4. It is not possible, however, to determine the question of limitation without going into many of the questions of fact which arise in the suit. The

plaintiff had, for instance, alleged that she had remained in possession of the house in dispute in spite of the deed of gift but that allegation was

traversed by the defendant. The trial court had recorded a finding on that point but the lower appellate court left it undetermined. Where a deed of

gift is executed by a person governed by the Muhammadan Law and the possession of the property comprised in the gift has not been delivered,

the gift would be void ab initio, and, as held in Sarajul Haq v. Khadim Husain 1884 WN 60 and Meda Bibi v. Imaman Bibi ILR (1884) All. 207,

no question of limitation will arise in such circumstances. The right of the plaintiff to impeach such a gift can only accrue from the moment when by

receipt of possession the gift becomes operative by law.

5. Article 91 of the Indian Limitation Act provides a period of three years from the date when the fact''s entitling the plaintiff to have the instrument

cancelled or set aside become known to him.
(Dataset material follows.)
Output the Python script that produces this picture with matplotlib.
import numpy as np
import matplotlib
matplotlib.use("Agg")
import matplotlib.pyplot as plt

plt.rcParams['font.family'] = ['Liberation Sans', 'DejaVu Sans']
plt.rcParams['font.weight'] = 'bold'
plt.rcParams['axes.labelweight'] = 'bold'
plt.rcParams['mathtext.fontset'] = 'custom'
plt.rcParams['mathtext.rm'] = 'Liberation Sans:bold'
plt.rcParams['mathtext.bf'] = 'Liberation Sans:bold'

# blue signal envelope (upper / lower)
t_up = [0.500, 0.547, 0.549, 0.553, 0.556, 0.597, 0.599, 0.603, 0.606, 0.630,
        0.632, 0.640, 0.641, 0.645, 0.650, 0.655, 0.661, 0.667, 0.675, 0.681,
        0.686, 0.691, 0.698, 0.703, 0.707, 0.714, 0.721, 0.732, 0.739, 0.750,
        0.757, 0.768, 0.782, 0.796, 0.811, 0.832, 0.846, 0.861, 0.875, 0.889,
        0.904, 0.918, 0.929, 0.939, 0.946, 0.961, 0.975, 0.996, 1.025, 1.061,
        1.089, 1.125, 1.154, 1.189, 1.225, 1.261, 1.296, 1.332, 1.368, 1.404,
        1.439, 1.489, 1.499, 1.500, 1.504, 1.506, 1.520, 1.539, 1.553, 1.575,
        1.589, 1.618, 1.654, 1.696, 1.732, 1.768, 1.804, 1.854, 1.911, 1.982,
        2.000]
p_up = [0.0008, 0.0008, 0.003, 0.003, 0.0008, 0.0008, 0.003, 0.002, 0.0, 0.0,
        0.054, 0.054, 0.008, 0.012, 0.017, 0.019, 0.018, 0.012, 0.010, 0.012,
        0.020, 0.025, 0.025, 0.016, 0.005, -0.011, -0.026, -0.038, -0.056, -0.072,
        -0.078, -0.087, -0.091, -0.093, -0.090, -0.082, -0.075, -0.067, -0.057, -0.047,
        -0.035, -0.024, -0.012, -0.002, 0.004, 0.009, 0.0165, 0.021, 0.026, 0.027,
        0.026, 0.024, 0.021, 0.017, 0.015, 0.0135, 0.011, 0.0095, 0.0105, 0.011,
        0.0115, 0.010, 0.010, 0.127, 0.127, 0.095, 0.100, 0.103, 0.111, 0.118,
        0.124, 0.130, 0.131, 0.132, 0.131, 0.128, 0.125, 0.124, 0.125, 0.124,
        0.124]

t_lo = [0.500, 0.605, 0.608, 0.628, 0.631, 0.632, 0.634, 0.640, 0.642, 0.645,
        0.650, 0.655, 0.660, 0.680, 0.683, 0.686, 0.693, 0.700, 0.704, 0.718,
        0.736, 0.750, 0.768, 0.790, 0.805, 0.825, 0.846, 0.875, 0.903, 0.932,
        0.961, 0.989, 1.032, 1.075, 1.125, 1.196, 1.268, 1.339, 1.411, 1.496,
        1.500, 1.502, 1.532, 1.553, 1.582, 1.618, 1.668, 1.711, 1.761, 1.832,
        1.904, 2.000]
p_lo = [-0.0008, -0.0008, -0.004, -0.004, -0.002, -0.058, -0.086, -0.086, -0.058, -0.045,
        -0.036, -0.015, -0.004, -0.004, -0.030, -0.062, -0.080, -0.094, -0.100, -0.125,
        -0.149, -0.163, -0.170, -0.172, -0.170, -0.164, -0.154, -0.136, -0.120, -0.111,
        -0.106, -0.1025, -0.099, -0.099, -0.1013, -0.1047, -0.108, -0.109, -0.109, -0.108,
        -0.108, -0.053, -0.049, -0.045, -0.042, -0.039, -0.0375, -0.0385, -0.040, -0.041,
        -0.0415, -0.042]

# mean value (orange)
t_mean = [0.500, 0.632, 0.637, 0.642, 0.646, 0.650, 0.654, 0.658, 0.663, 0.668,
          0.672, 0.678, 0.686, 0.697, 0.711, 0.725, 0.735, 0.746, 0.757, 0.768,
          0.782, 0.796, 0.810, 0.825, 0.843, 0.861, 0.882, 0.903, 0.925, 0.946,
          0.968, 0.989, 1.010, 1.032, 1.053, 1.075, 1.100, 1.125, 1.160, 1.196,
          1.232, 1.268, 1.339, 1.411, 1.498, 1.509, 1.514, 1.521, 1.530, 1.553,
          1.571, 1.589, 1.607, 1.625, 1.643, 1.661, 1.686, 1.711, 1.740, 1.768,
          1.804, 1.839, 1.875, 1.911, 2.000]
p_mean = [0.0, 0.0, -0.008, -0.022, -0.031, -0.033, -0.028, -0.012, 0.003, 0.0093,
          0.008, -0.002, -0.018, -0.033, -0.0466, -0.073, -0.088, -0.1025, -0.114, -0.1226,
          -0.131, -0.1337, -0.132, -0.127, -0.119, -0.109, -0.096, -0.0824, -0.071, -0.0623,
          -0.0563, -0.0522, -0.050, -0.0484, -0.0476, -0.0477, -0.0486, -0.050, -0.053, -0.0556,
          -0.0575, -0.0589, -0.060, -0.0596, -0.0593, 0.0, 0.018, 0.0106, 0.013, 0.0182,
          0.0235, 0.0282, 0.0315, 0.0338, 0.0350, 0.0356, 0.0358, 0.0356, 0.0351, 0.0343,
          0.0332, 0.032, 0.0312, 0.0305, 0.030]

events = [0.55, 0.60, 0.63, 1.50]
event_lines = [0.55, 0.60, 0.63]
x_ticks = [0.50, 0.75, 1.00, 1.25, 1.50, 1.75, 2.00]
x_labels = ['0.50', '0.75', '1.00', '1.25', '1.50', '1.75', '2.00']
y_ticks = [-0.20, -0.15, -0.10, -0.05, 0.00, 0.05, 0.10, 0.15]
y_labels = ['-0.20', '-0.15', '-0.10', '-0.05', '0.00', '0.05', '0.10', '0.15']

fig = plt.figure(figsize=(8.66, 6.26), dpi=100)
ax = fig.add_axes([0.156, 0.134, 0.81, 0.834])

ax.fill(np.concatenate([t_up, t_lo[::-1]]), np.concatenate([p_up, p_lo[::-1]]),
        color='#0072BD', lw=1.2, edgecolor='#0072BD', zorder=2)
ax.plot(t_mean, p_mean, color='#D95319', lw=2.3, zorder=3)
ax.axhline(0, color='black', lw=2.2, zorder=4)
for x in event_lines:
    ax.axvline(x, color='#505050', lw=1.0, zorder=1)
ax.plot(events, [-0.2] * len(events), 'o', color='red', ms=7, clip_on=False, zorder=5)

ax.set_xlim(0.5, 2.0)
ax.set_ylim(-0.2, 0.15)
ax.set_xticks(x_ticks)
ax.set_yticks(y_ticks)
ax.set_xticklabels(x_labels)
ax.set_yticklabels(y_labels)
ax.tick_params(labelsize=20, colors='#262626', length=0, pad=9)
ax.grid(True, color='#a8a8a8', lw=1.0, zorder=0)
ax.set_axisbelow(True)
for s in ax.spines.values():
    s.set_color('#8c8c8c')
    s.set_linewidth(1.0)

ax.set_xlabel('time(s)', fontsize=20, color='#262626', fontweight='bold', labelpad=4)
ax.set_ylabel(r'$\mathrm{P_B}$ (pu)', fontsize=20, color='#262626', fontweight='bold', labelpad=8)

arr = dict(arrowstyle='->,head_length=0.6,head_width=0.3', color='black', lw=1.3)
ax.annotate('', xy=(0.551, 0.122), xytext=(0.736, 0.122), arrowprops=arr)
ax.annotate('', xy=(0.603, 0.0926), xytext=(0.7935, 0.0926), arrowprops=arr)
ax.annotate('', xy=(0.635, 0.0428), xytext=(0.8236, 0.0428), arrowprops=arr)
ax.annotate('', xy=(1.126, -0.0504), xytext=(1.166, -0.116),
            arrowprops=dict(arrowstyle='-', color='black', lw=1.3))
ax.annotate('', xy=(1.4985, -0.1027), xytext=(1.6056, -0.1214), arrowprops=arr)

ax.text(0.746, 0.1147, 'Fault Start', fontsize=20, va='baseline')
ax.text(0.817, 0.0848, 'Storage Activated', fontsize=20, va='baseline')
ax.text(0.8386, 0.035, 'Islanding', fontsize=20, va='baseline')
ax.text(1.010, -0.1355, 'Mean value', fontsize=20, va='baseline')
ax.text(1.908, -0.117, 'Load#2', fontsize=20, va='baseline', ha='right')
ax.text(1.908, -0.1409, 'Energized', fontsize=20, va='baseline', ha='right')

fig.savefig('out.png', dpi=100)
The lower appellate court has not determined when the facts entitling the plaintiff to have the

instrument cancelled or set aside became known to her. In Singarappa v. Talari Sanjivappa ILR (1904) Mad. 349, where the plaintiff executed a

sham sale-deed in favour of the defendants, neither party intending that it should be acted upon, and four years later the defendants began to set up

a claim to ownership on the strength of the deed, it was held that the suit was not barred by Article 91 of the Indian Limitation Act, having been

brought within three years from the date when the plaintiff apprehended that the defendants had set up title under the instrument. In Petherpermal

Chetty v. MUniandy Servai ILR (1908) Cal 551, their Lordships of the Privy Council similarly held that where a deed was inoperative, it was

unnecessary for the plaintiff to have it set aside as a preliminary to his obtaining possession of the property. The plaintiff stated in her deposition that

the payment of the rent of the house in dispute was stopped at or about the time when the suit was filed. That fact must, therefore, be determined.

6. It has also been urged that the deed of gift was in its very nature revocable under the Muhammadan Law, but that point also cannot be

determined until the other questions raised in the appeal before the court below are decided. The parties are Sunnis, and according to the Hanafi

Law a gift cannot be revoked after the subject of the gift has increased in value owing to some accession thereto made by the donee which is

inseparable from it.

7. The appeal is, therefore, allowed and the decree of the lower appellate court set aside and the suit remanded to that court with a direction to

reinstate it under its original number and to dispose of it after determining the other points involved in the appeal and the cross objections. The

costs of this appeal will abide the event.

Mukerji J.

8. I agree that the appeal before the lower court could not be decided merely on the point of limitation. The other points involved in the appeal

required determination. I, therefore, agree with my learned brother that the appeal must be decreed and on terms stated by him.